Charles Darwin was the first one to propose the idea that human beings didn't develop in a day, they took centuries to evolve into what we know as present-day social animals. One of Darwin's most talked about theories is the 'survival of the fittest', where he talks about the species which leave more copies of itself through reproducing survive for a longer time. A team of scientists at the University of Cambridge proved the theory which was just on papers until recently.
The study was published in the journal Proceedings of the Royal Society B and it proves that mammals played an important role in evolution. The study was headed by Laura van Holstein and Robert A. Foley at the Cambridge biological anthropology department at St John’s College.

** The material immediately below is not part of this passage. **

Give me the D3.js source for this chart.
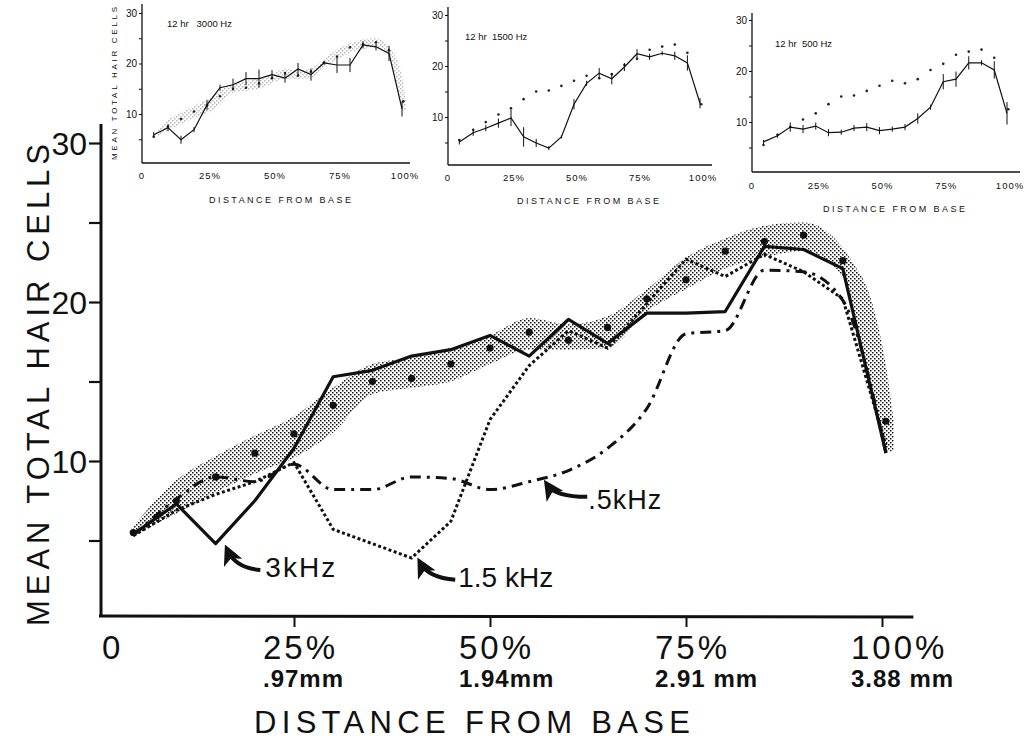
<!DOCTYPE html>
<html>
<head>
<meta charset="utf-8">
<script src="https://cdn.jsdelivr.net/npm/d3@7"></script>
<style>
body { margin: 0; background: #fff; }
text { font-family: "Liberation Sans", Arial, sans-serif; fill: #111; }
</style>
</head>
<body>
<script>
// % distance from base at which hair cells were counted
var positions = [4.5, 10, 15, 20, 25, 30, 35, 40, 45, 50, 55, 60, 65, 70, 75, 80, 85, 90, 95, 100.5];

// normal ears (dots) and the three exposure groups, main panel
var normalMean = [5.5, 7.5, 9.0, 10.5, 11.7, 13.5, 15.0, 15.2, 16.1, 17.1, 18.1, 17.6, 18.4, 20.2, 21.4, 23.2, 23.8, 24.2, 22.6, 12.5];
var hz3000 = [5.4, 7.3, 4.8, 7.5, 10.8, 15.3, 15.7, 16.6, 17.0, 17.9, 16.6, 18.9, 17.4, 19.3, 19.3, 19.4, 23.5, 23.3, 22.1, 10.5];
var hz1500 = [5.3, 6.9, 7.9, 8.7, 9.9, 5.7, 4.8, 3.9, 6.2, 12.6, 16.0, 18.2, 17.1, 19.9, 22.7, 21.6, 23.0, 21.9, 20.2, 11.0];
var hz500 = [5.3, 7.6, 9.0, 8.7, 9.8, 8.2, 8.2, 9.0, 8.9, 8.2, 8.7, 9.4, 10.8, 13.3, 18.0, 18.2, 22.0, 21.9, 20.1, 10.5];

// normal range (shaded band)
var bandPositions = [4.5, 10, 15, 20, 25, 30, 35, 40, 45, 50, 55, 60, 65, 70, 75, 80, 85, 90, 95, 96.5, 98, 99.5, 100.5, 101.5];
var bandLow = [5.3, 6.7, 8.0, 9.2, 10.2, 11.8, 14.2, 14.6, 15.0, 16.1, 17.0, 17.0, 17.1, 19.4, 20.8, 22.1, 22.8, 23.2, 21.6, 19.0, 15.4, 12.5, 10.6, 10.6];
var bandHigh = [5.9, 8.8, 10.3, 11.6, 12.8, 14.6, 16.1, 16.5, 17.1, 17.9, 19.0, 18.6, 19.1, 20.8, 22.8, 24.0, 24.8, 25.0, 23.4, 22.3, 21.0, 18.5, 16.0, 12.5];

// small panels: 12 hr groups with error bars
var inset3000 = [5.9, 7.3, 4.9, 6.9, 11.8, 15.2, 15.8, 17.0, 17.0, 17.8, 17.1, 18.9, 17.8, 20.1, 19.7, 19.7, 23.7, 23.3, 22.0, 11.0];
var err3000 = [0.5, 0.7, 0.8, 0.5, 1.0, 0.6, 1.2, 1.3, 1.8, 0.9, 0.9, 1.2, 1.2, 0.3, 1.6, 1.4, 0.7, 0.7, 1.5, 1.5];
var inset1500 = [5.1, 6.9, 7.8, 8.8, 9.8, 6.1, 4.9, 3.9, 6.1, 12.5, 16.6, 18.6, 17.5, 19.8, 22.4, 21.8, 22.5, 22.0, 20.6, 12.7];
var err1500 = [0.5, 0.6, 0.6, 0.9, 1.6, 1.9, 0.8, 0.4, 0.3, 1.0, 0.5, 1.0, 1.1, 0.8, 0.9, 0.6, 0.4, 0.8, 1.5, 1.0];
var inset500 = [6.1, 7.3, 9.0, 8.6, 9.2, 7.9, 8.0, 8.8, 9.0, 8.3, 8.6, 9.0, 10.7, 12.9, 17.9, 18.4, 21.6, 21.6, 20.2, 11.7];
var err500 = [0.4, 0.4, 0.9, 0.8, 0.7, 0.7, 0.5, 0.6, 0.8, 0.7, 0.5, 0.6, 1.0, 0.5, 1.5, 1.5, 1.3, 0.5, 1.7, 2.2];

var xTickValues = [0, 25, 50, 75, 100];
var xTickPct = ["0", "25%", "50%", "75%", "100%"];
var xTickMm = ["", ".97mm", "1.94mm", "2.91 mm", "3.88 mm"];
var yTickValues = [5, 10, 15, 20, 25, 30];
var insetTitles = ["12 hr   3000 Hz", "12 hr  1500 Hz", "12 hr  500 Hz"];

var svgWidth = 1030;
var svgHeight = 740;

var svg = d3.select("body")
    .append("svg")
    .attr("width", svgWidth)
    .attr("height", svgHeight);

// stipple for the normal range
var defs = svg.append("defs");
var pat = defs.append("pattern")
    .attr("id", "stipple")
    .attr("patternUnits", "userSpaceOnUse")
    .attr("width", 4)
    .attr("height", 4);
pat.append("rect").attr("x", 0).attr("y", 0).attr("width", 1.5).attr("height", 1.5).attr("fill", "#111");
pat.append("rect").attr("x", 2).attr("y", 2).attr("width", 1.5).attr("height", 1.5).attr("fill", "#111");

defs.append("marker")
    .attr("id", "arrowhead")
    .attr("viewBox", "0 0 10 10")
    .attr("refX", 7)
    .attr("refY", 5)
    .attr("markerWidth", 5)
    .attr("markerHeight", 5)
    .attr("markerUnits", "strokeWidth")
    .attr("orient", "auto")
    .append("path")
    .attr("d", "M0,0 L10,5 L0,10 L2.5,5 Z")
    .attr("fill", "#111");

// ---------- main panel ----------
var xScale = d3.scaleLinear().domain([0, 100]).range([98, 882]);
var yScale = d3.scaleLinear().domain([0, 30]).range([620, 143]);

var bandArea = d3.area()
    .x((d, i) => xScale(bandPositions[i]))
    .y0((d, i) => yScale(bandLow[i]))
    .y1((d, i) => yScale(bandHigh[i]))
    .curve(d3.curveMonotoneX);

svg.append("path")
    .datum(bandLow)
    .attr("d", bandArea)
    .attr("fill", "url(#stipple)");

svg.selectAll(".normalDot")
    .data(normalMean)
    .enter()
    .append("circle")
    .attr("class", "normalDot")
    .attr("cx", (d, i) => xScale(positions[i]))
    .attr("cy", d => yScale(d))
    .attr("r", 3.6)
    .attr("fill", "#111");

var line = d3.line()
    .x((d, i) => xScale(positions[i]))
    .y(d => yScale(d));

svg.append("path")
    .datum(hz500)
    .attr("d", line.curve(d3.curveMonotoneX))
    .attr("fill", "none")
    .attr("stroke", "#111")
    .attr("stroke-width", 3)
    .attr("stroke-dasharray", "11 6 3 6");

svg.append("path")
    .datum(hz1500)
    .attr("d", line.curve(d3.curveLinear))
    .attr("fill", "none")
    .attr("stroke", "#111")
    .attr("stroke-width", 3)
    .attr("stroke-dasharray", "3 2.5");

svg.append("path")
    .datum(hz3000)
    .attr("d", line.curve(d3.curveLinear))
    .attr("fill", "none")
    .attr("stroke", "#111")
    .attr("stroke-width", 3.2)
    .attr("stroke-linejoin", "round");

// axes
var bottomAxis = d3.axisBottom(xScale)
    .tickValues(xTickValues.slice(1))
    .tickSize(11)
    .tickFormat("");
var xAxisG = svg.append("g")
    .attr("transform", "translate(0, 616)")
    .call(bottomAxis);
xAxisG.select(".domain").remove();
xAxisG.selectAll("line").attr("stroke-width", 2).attr("stroke", "#111");
svg.append("line")
    .attr("x1", xScale(0) + 1).attr("x2", xScale(104))
    .attr("y1", 616).attr("y2", 617)
    .attr("stroke", "#111").attr("stroke-width", 3);

var leftAxis = d3.axisLeft(yScale)
    .tickValues(yTickValues)
    .tickSize(12)
    .tickPadding(2)
    .tickFormat(d => d % 10 === 0 ? d : "");
var yAxisG = svg.append("g")
    .attr("transform", "translate(101, 0)")
    .call(leftAxis);
yAxisG.select(".domain").remove();
yAxisG.selectAll("line").attr("stroke-width", 2.2).attr("stroke", "#111");
yAxisG.selectAll("text")
    .attr("font-size", 32)
    .attr("font-family", "Liberation Sans, Arial, sans-serif")
    .attr("fill", "#111")
    .attr("dy", "0.36em");
svg.append("line")
    .attr("x1", 101).attr("x2", 101)
    .attr("y1", yScale(31.2)).attr("y2", 617)
    .attr("stroke", "#111").attr("stroke-width", 3);

// tick labels under the x axis
svg.selectAll(".pctLabel")
    .data(xTickValues)
    .enter()
    .append("text")
    .attr("class", "pctLabel")
    .attr("x", (d, i) => i === 0 ? xScale(d) + 4 : xScale(d) - 31)
    .attr("y", 659)
    .attr("font-size", 33)
    .attr("letter-spacing", 3)
    .text((d, i) => xTickPct[i]);

svg.selectAll(".mmLabel")
    .data(xTickValues.slice(1))
    .enter()
    .append("text")
    .attr("class", "mmLabel")
    .attr("x", d => xScale(d) - 31)
    .attr("y", 687)
    .attr("font-size", 24)
    .attr("font-weight", "bold")
    .attr("letter-spacing", 1)
    .text((d, i) => xTickMm[i + 1]);

svg.append("text")
    .attr("x", 254)
    .attr("y", 733)
    .attr("font-size", 31)
    .attr("textLength", 436)
    .attr("lengthAdjust", "spacing")
    .text("DISTANCE FROM BASE");

svg.append("text")
    .attr("transform", "translate(49, 626) rotate(-90)")
    .attr("font-size", 31)
    .attr("textLength", 482)
    .attr("lengthAdjust", "spacing")
    .text("MEAN TOTAL HAIR CELLS");

// curved arrows pointing at each curve
var callouts = [
    { label: "3kHz", pos: 16.5, val: 4.4, tail: [33, 20], ctrl: [8, 18], text: [38, 27], size: 28, spacing: 2 },
    { label: "1.5 kHz", pos: 41.1, val: 3.6, tail: [35, 17], ctrl: [8, 15], text: [38, 24], size: 28, spacing: 0 },
    { label: ".5kHz", pos: 57.3, val: 8.5, tail: [40, 12], ctrl: [8, 12], text: [41, 24], size: 27, spacing: 1 }
];

callouts.forEach(function (c) {
    var hx = xScale(c.pos), hy = yScale(c.val);
    svg.append("path")
        .attr("d", `M${hx + c.tail[0]},${hy + c.tail[1]} Q${hx + c.ctrl[0]},${hy + c.ctrl[1]} ${hx},${hy}`)
        .attr("fill", "none")
        .attr("stroke", "#111")
        .attr("stroke-width", 4)
        .attr("marker-end", "url(#arrowhead)");
    svg.append("text")
        .attr("x", hx + c.text[0])
        .attr("y", hy + c.text[1])
        .attr("font-size", c.size)
        .attr("letter-spacing", c.spacing)
        .text(c.label);
});

// ---------- small panels ----------
var insets = [
    { series: inset3000, err: err3000, title: insetTitles[0], x0: 142, x1: 402, y0: 164.5, y30: 13, axisY: 163, top: 4, right: 410, tickY: 179, titleX: 209, titleY: 203, labX: 167, labY: 27, band: true, yTitle: true },
    { series: inset1500, err: err1500, title: insetTitles[1], x0: 448, x1: 700, y0: 168, y30: 15, axisY: 165, top: 7, right: 712, tickY: 181, titleX: 517, titleY: 204, labX: 465, labY: 40, band: false, yTitle: false },
    { series: inset500, err: err500, title: insetTitles[2], x0: 752, x1: 1007, y0: 173, y30: 20, axisY: 172, top: 13, right: 1020, tickY: 189, titleX: 823, titleY: 212, labX: 775, labY: 47, band: false, yTitle: false }
];

insets.forEach(function (o) {
    var xs = d3.scaleLinear().domain([0, 100]).range([o.x0, o.x1]);
    var ys = d3.scaleLinear().domain([0, 30]).range([o.y0, o.y30]);
    var g = svg.append("g");

    if (o.band) {
        g.append("path")
            .datum(bandLow)
            .attr("d", d3.area()
                .x((d, i) => xs(bandPositions[i]))
                .y0((d, i) => ys(bandLow[i]))
                .y1((d, i) => ys(bandHigh[i]))
                .curve(d3.curveMonotoneX))
            .attr("fill", "url(#stipple)")
            .attr("opacity", 0.3);
    }

    g.selectAll(".insetDot")
        .data(normalMean)
        .enter()
        .append("circle")
        .attr("cx", (d, i) => xs(positions[i]))
        .attr("cy", d => ys(d))
        .attr("r", 1.3)
        .attr("fill", "#222");

    g.append("path")
        .datum(o.series)
        .attr("d", d3.line()
            .x((d, i) => xs(Math.min(positions[i], 100)))
            .y(d => ys(d)))
        .attr("fill", "none")
        .attr("stroke", "#111")
        .attr("stroke-width", 1.2);

    g.selectAll(".errBar")
        .data(o.series)
        .enter()
        .append("line")
        .attr("x1", (d, i) => xs(Math.min(positions[i], 100)))
        .attr("x2", (d, i) => xs(Math.min(positions[i], 100)))
        .attr("y1", (d, i) => ys(d - o.err[i]))
        .attr("y2", (d, i) => ys(d + o.err[i]))
        .attr("stroke", "#111")
        .attr("stroke-width", 1);

    var yAx = d3.axisLeft(ys).tickValues(yTickValues).tickSize(3).tickPadding(2)
        .tickFormat(d => d % 10 === 0 ? d : "");
    var ya = g.append("g").attr("transform", `translate(${o.x0}, 0)`).call(yAx);
    ya.select(".domain").remove();
    ya.selectAll("text").attr("font-size", 10).attr("fill", "#111")
        .attr("font-family", "Liberation Sans, Arial, sans-serif");
    ya.selectAll("line").attr("stroke", "#111");

    g.append("line")
        .attr("x1", o.x0).attr("x2", o.x0)
        .attr("y1", o.top).attr("y2", o.axisY)
        .attr("stroke", "#111").attr("stroke-width", 1.3);
    g.append("line")
        .attr("x1", o.x0).attr("x2", o.right)
        .attr("y1", o.axisY).attr("y2", o.axisY)
        .attr("stroke", "#111").attr("stroke-width", 1.3);

    g.selectAll(".insetTick")
        .data(xTickValues)
        .enter()
        .append("text")
        .attr("x", d => xs(d) + (d === 0 ? 0 : 3))
        .attr("y", o.tickY)
        .attr("text-anchor", "middle")
        .attr("font-size", 9.5)
        .attr("letter-spacing", 1)
        .text((d, i) => xTickPct[i]);

    g.append("text")
        .attr("x", o.titleX)
        .attr("y", o.titleY)
        .attr("font-size", 9)
        .attr("textLength", 142)
        .attr("lengthAdjust", "spacing")
        .text("DISTANCE FROM BASE");

    g.append("text")
        .attr("x", o.labX)
        .attr("y", o.labY)
        .attr("font-size", 9.5)
        .style("white-space", "pre")
        .text(o.title);

    if (o.yTitle) {
        g.append("text")
            .attr("transform", `translate(${o.x0 - 25}, 160) rotate(-90)`)
            .attr("font-size", 8)
            .attr("textLength", 153)
            .attr("lengthAdjust", "spacing")
            .text("MEAN TOTAL HAIR CELLS");
    }
});
</script>
</body>
</html>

The study states, "To investigate the relationship between species richness (SR) and subspecies richness (SSR), we calculated the strength of the correlation between the two across all mammals. Mammalian taxonomic richness correlates positively, but only very weakly, between the species and subspecies level, deviating from the pattern found in birds. However, when mammals are separated by environmental substrate, the relationship between generic SR and average SSR in non-terrestrial taxa is stronger than that reported for birds."
The study further adds, "these results suggest that the dynamics of diversification of terrestrial mammals are more affected by physical barriers or ecological heterogeneity within ranges than those of non-terrestrial mammals, at two evolutionary levels." The study helped in revealing that the evolution of different species took place at different times.
Charles Darwin was a biologist and geologist born in 1809 in Shropshire, England. Darwin has been described as one of the most influential figures in human history for his contributions to the science of evolution. Darwin published his theory of evolution in his 1859 book On the Origin of Species. The theory was widely accepted by fellow educators and the majority of the public because of the compelling evidence that he discussed in his research.